• [Task description] Skip the images and copy each record exactly as written.

[Figure scripts]
|---|
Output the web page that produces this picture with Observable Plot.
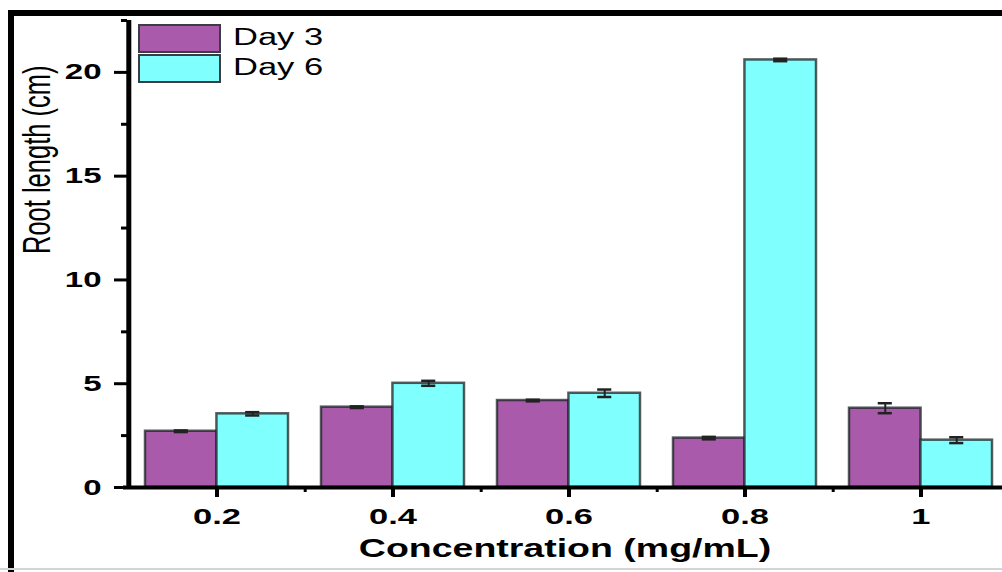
<!DOCTYPE html>
<html>
<head>
<meta charset="utf-8">
<script src="https://cdn.jsdelivr.net/npm/d3@7"></script>
<script src="https://cdn.jsdelivr.net/npm/@observablehq/plot@0.6"></script>
<style>
  html, body { margin: 0; padding: 0; background: #fff; overflow: hidden; }
  #wrap { position: relative; width: 1002px; height: 572px; overflow: hidden; background: #fff; }
  #border { position: absolute; left: 8px; top: 10px; width: 1100px; height: 700px;
            border-top: 6px solid #000; border-left: 6px solid #000; pointer-events: none; }
  #baseline { position: absolute; left: 0; top: 568px; width: 1002px; height: 2px; background: #d4d4d4; }
  #chart { position: absolute; left: 0; top: 0; }
  .legend-swatch { position: absolute; left: 138px; width: 79px; height: 25px; border: 2px solid #3c3c44; }
  .legend-label { position: absolute; left: 233px; font: 23px "Liberation Sans", Arial, sans-serif;
                  line-height: 23px; color: #000; transform: scaleX(1.5); transform-origin: left center; white-space: nowrap; }
</style>
</head>
<body>
<div id="wrap">
  <div id="chart"></div>
  <div id="legend"></div>
  <div id="border"></div>
  <div id="baseline"></div>
</div>
<script>
// Root length measured on day 3 and day 6 for each concentration (mean ± error)
const concentrations = ["0.2", "0.4", "0.6", "0.8", "1"];
const day3 = [2.71, 3.87, 4.19, 2.38, 3.82];
const day3Err = [0.04, 0.04, 0.04, 0.06, 0.24];
const day6 = [3.55, 5.02, 4.54, 20.6, 2.28];
const day6Err = [0.08, 0.12, 0.18, 0.06, 0.14];
const seriesNames = ["Day 3", "Day 6"];
const yTicks = [0, 5, 10, 15, 20];
const yMinorTicks = [2.5, 7.5, 12.5, 17.5, 22.5];

const colors = { "Day 3": "#aa5aab", "Day 6": "#80ffff" };
const edge = "#1c2326";
const font = '"Liberation Sans", Arial, sans-serif';

const rows = concentrations.map((conc, i) => ({
  conc, day3: day3[i], day3Err: day3Err[i], day6: day6[i], day6Err: day6Err[i]
}));

const xOptions = {
  type: "band", domain: concentrations, range: [127, 1009],
  paddingInner: 0.19, paddingOuter: 0.095
};
const xs = Plot.scale({ x: xOptions });
const step = xs.step, bw = xs.bandwidth;
const half = bw / 2, quarter = bw / 4, capHalf = 7;

const chart = Plot.plot({
  width: 1002,
  height: 572,
  marginTop: 20,
  marginBottom: 85,
  marginLeft: 127,
  marginRight: 0,
  style: { fontFamily: font, background: "transparent" },
  x: { ...xOptions, axis: null, label: null },
  y: { domain: [0, 22.5], axis: null, label: null },
  marks: [
    // grouped bars: day 3 on the left half of each band, day 6 on the right half
    Plot.barY(rows, { x: "conc", y: "day3", fill: colors["Day 3"], stroke: edge, strokeOpacity: 0.75, strokeWidth: 2.5, insetRight: half }),
    Plot.barY(rows, { x: "conc", y: "day6", fill: colors["Day 6"], stroke: edge, strokeOpacity: 0.75, strokeWidth: 2.5, insetLeft: half }),

    // error bars
    Plot.ruleX(rows, { x: "conc", y1: d => d.day3 - d.day3Err, y2: d => d.day3 + d.day3Err, dx: -quarter, stroke: "#222", strokeWidth: 2 }),
    Plot.ruleX(rows, { x: "conc", y1: d => d.day6 - d.day6Err, y2: d => d.day6 + d.day6Err, dx: quarter, stroke: "#222", strokeWidth: 2 }),
    Plot.tickY(rows, { x: "conc", y: d => d.day3 + d.day3Err, insetLeft: quarter - capHalf, insetRight: 3 * quarter - capHalf, stroke: "#222", strokeWidth: 2.5 }),
    Plot.tickY(rows, { x: "conc", y: d => d.day3 - d.day3Err, insetLeft: quarter - capHalf, insetRight: 3 * quarter - capHalf, stroke: "#222", strokeWidth: 2.5 }),
    Plot.tickY(rows, { x: "conc", y: d => d.day6 + d.day6Err, insetLeft: 3 * quarter - capHalf, insetRight: quarter - capHalf, stroke: "#222", strokeWidth: 2.5 }),
    Plot.tickY(rows, { x: "conc", y: d => d.day6 - d.day6Err, insetLeft: 3 * quarter - capHalf, insetRight: quarter - capHalf, stroke: "#222", strokeWidth: 2.5 }),

    // y axis: line, major ticks with labels, minor ticks
    Plot.ruleX([concentrations[0]], { x: d => d, dx: -step / 2, y1: 0, y2: 22.5, stroke: "#000", strokeWidth: 5 }),
    Plot.axisY({ ticks: yTicks, tickSize: 13, tickPadding: 13, strokeWidth: 3, fontSize: 22, fontWeight: "bold", label: null }),
    Plot.axisY({ ticks: yMinorTicks, tickSize: 6, strokeWidth: 3, tickFormat: () => "", label: null }),

    // x axis: line, major ticks at each concentration, minor ticks between groups
    Plot.ruleY([0], { stroke: "#000", strokeWidth: 4, insetLeft: -4 }),
    Plot.axisX({ tickSize: 10, tickPadding: 10, strokeWidth: 4, fontSize: 23, fontWeight: "bold", label: null }),
    Plot.axisX(concentrations, { tickSize: 5, dx: step / 2, strokeWidth: 3, tickFormat: () => "", label: null }),

    // axis titles
    Plot.text(["Concentration (mg/mL)"], { frameAnchor: "bottom", dy: 69, fontSize: 25, fontWeight: "bold", fill: "#000" }),
    Plot.text(["Root length (cm)"], { frameAnchor: "left", dx: -90, rotate: -90, fontSize: 25.5, fill: "#000" })
  ]
});

document.getElementById("chart").appendChild(chart);

// widen every label horizontally around its anchor
function widenText(svg, k) {
  const svgRect = svg.getBoundingClientRect();
  svg.querySelectorAll("text").forEach(t => {
    if (!t.textContent.trim()) return;
    const r = t.getBoundingClientRect();
    const anchor = getComputedStyle(t).getPropertyValue("text-anchor");
    const rotated = (t.getAttribute("transform") || "").includes("rotate");
    let cx = rotated ? (r.left + r.right) / 2
      : anchor === "end" ? r.right
      : anchor === "start" ? r.left
      : (r.left + r.right) / 2;
    cx -= svgRect.left;
    const parent = t.parentNode;
    const ctm = parent.getCTM();
    const lx = (cx - ctm.e) / ctm.a;
    const g = document.createElementNS("http://www.w3.org/2000/svg", "g");
    g.setAttribute("transform", `translate(${lx},0) scale(${k},1) translate(${-lx},0)`);
    parent.insertBefore(g, t);
    g.appendChild(t);
  });
}
widenText(chart, 1.5);

// legend in the upper-left corner of the plot area
const legend = document.getElementById("legend");
seriesNames.forEach((name, i) => {
  const sw = document.createElement("div");
  sw.className = "legend-swatch";
  sw.style.top = (24 + i * 30) + "px";
  sw.style.background = colors[name];
  legend.appendChild(sw);
  const lab = document.createElement("div");
  lab.className = "legend-label";
  lab.style.top = (25.5 + i * 30) + "px";
  lab.textContent = name;
  legend.appendChild(lab);
});
</script>
</body>
</html>
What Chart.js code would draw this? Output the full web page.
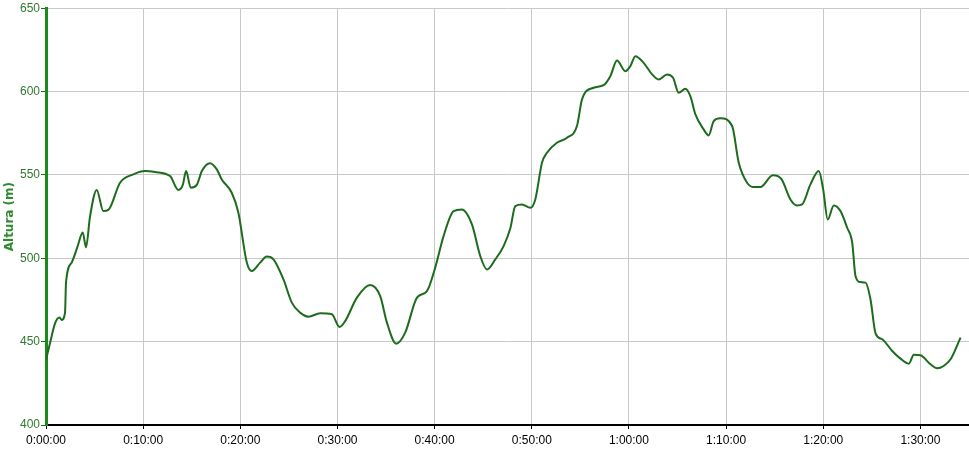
|---|
• [Solved problem]
Output the web page that produces this picture with Observable Plot.
<!DOCTYPE html>
<html>
<head>
<meta charset="utf-8">
<script src="https://cdn.jsdelivr.net/npm/d3@7"></script>
<script src="https://cdn.jsdelivr.net/npm/@observablehq/plot@0.6"></script>
<style>
  html, body { margin: 0; padding: 0; background: #fff; overflow: hidden; }
  #wrap { position: relative; width: 1002px; height: 572px; overflow: hidden; background: #fff; }
  #border { position: absolute; left: 8px; top: 10px; width: 1100px; height: 700px;
            border-top: 6px solid #000; border-left: 6px solid #000; pointer-events: none; }
  #baseline { position: absolute; left: 0; top: 568px; width: 1002px; height: 2px; background: #d4d4d4; }
  #chart { position: absolute; left: 0; top: 0; }
  .legend-swatch { position: absolute; left: 138px; width: 79px; height: 25px; border: 2px solid #3c3c44; }
  .legend-label { position: absolute; left: 233px; font: 23px "Liberation Sans", Arial, sans-serif;
                  line-height: 23px; color: #000; transform: scaleX(1.5); transform-origin: left center; white-space: nowrap; }
</style>
</head>
<body>
<div id="wrap">
  <div id="chart"></div>
  <div id="legend"></div>
  <div id="border"></div>
  <div id="baseline"></div>
</div>
<script>
// Root length measured on day 3 and day 6 for each concentration (mean ± error)
const concentrations = ["0.2", "0.4", "0.6", "0.8", "1"];
const day3 = [2.71, 3.87, 4.19, 2.38, 3.82];
const day3Err = [0.04, 0.04, 0.04, 0.06, 0.24];
const day6 = [3.55, 5.02, 4.54, 20.6, 2.28];
const day6Err = [0.08, 0.12, 0.18, 0.06, 0.14];
const seriesNames = ["Day 3", "Day 6"];
const yTicks = [0, 5, 10, 15, 20];
const yMinorTicks = [2.5, 7.5, 12.5, 17.5, 22.5];

const colors = { "Day 3": "#aa5aab", "Day 6": "#80ffff" };
const edge = "#1c2326";
const font = '"Liberation Sans", Arial, sans-serif';

const rows = concentrations.map((conc, i) => ({
  conc, day3: day3[i], day3Err: day3Err[i], day6: day6[i], day6Err: day6Err[i]
}));

const xOptions = {
  type: "band", domain: concentrations, range: [127, 1009],
  paddingInner: 0.19, paddingOuter: 0.095
};
const xs = Plot.scale({ x: xOptions });
const step = xs.step, bw = xs.bandwidth;
const half = bw / 2, quarter = bw / 4, capHalf = 7;

const chart = Plot.plot({
  width: 1002,
  height: 572,
  marginTop: 20,
  marginBottom: 85,
  marginLeft: 127,
  marginRight: 0,
  style: { fontFamily: font, background: "transparent" },
  x: { ...xOptions, axis: null, label: null },
  y: { domain: [0, 22.5], axis: null, label: null },
  marks: [
    // grouped bars: day 3 on the left half of each band, day 6 on the right half
    Plot.barY(rows, { x: "conc", y: "day3", fill: colors["Day 3"], stroke: edge, strokeOpacity: 0.75, strokeWidth: 2.5, insetRight: half }),
    Plot.barY(rows, { x: "conc", y: "day6", fill: colors["Day 6"], stroke: edge, strokeOpacity: 0.75, strokeWidth: 2.5, insetLeft: half }),

    // error bars
    Plot.ruleX(rows, { x: "conc", y1: d => d.day3 - d.day3Err, y2: d => d.day3 + d.day3Err, dx: -quarter, stroke: "#222", strokeWidth: 2 }),
    Plot.ruleX(rows, { x: "conc", y1: d => d.day6 - d.day6Err, y2: d => d.day6 + d.day6Err, dx: quarter, stroke: "#222", strokeWidth: 2 }),
    Plot.tickY(rows, { x: "conc", y: d => d.day3 + d.day3Err, insetLeft: quarter - capHalf, insetRight: 3 * quarter - capHalf, stroke: "#222", strokeWidth: 2.5 }),
    Plot.tickY(rows, { x: "conc", y: d => d.day3 - d.day3Err, insetLeft: quarter - capHalf, insetRight: 3 * quarter - capHalf, stroke: "#222", strokeWidth: 2.5 }),
    Plot.tickY(rows, { x: "conc", y: d => d.day6 + d.day6Err, insetLeft: 3 * quarter - capHalf, insetRight: quarter - capHalf, stroke: "#222", strokeWidth: 2.5 }),
    Plot.tickY(rows, { x: "conc", y: d => d.day6 - d.day6Err, insetLeft: 3 * quarter - capHalf, insetRight: quarter - capHalf, stroke: "#222", strokeWidth: 2.5 }),

    // y axis: line, major ticks with labels, minor ticks
    Plot.ruleX([concentrations[0]], { x: d => d, dx: -step / 2, y1: 0, y2: 22.5, stroke: "#000", strokeWidth: 5 }),
    Plot.axisY({ ticks: yTicks, tickSize: 13, tickPadding: 13, strokeWidth: 3, fontSize: 22, fontWeight: "bold", label: null }),
    Plot.axisY({ ticks: yMinorTicks, tickSize: 6, strokeWidth: 3, tickFormat: () => "", label: null }),

    // x axis: line, major ticks at each concentration, minor ticks between groups
    Plot.ruleY([0], { stroke: "#000", strokeWidth: 4, insetLeft: -4 }),
    Plot.axisX({ tickSize: 10, tickPadding: 10, strokeWidth: 4, fontSize: 23, fontWeight: "bold", label: null }),
    Plot.axisX(concentrations, { tickSize: 5, dx: step / 2, strokeWidth: 3, tickFormat: () => "", label: null }),

    // axis titles
    Plot.text(["Concentration (mg/mL)"], { frameAnchor: "bottom", dy: 69, fontSize: 25, fontWeight: "bold", fill: "#000" }),
    Plot.text(["Root length (cm)"], { frameAnchor: "left", dx: -90, rotate: -90, fontSize: 25.5, fill: "#000" })
  ]
});

document.getElementById("chart").appendChild(chart);

// widen every label horizontally around its anchor
function widenText(svg, k) {
  const svgRect = svg.getBoundingClientRect();
  svg.querySelectorAll("text").forEach(t => {
    if (!t.textContent.trim()) return;
    const r = t.getBoundingClientRect();
    const anchor = getComputedStyle(t).getPropertyValue("text-anchor");
    const rotated = (t.getAttribute("transform") || "").includes("rotate");
    let cx = rotated ? (r.left + r.right) / 2
      : anchor === "end" ? r.right
      : anchor === "start" ? r.left
      : (r.left + r.right) / 2;
    cx -= svgRect.left;
    const parent = t.parentNode;
    const ctm = parent.getCTM();
    const lx = (cx - ctm.e) / ctm.a;
    const g = document.createElementNS("http://www.w3.org/2000/svg", "g");
    g.setAttribute("transform", `translate(${lx},0) scale(${k},1) translate(${-lx},0)`);
    parent.insertBefore(g, t);
    g.appendChild(t);
  });
}
widenText(chart, 1.5);

// legend in the upper-left corner of the plot area
const legend = document.getElementById("legend");
seriesNames.forEach((name, i) => {
  const sw = document.createElement("div");
  sw.className = "legend-swatch";
  sw.style.top = (24 + i * 30) + "px";
  sw.style.background = colors[name];
  legend.appendChild(sw);
  const lab = document.createElement("div");
  lab.className = "legend-label";
  lab.style.top = (25.5 + i * 30) + "px";
  lab.textContent = name;
  legend.appendChild(lab);
});
</script>
</body>
</html>
What Chart.js code would draw this? Output the full web page.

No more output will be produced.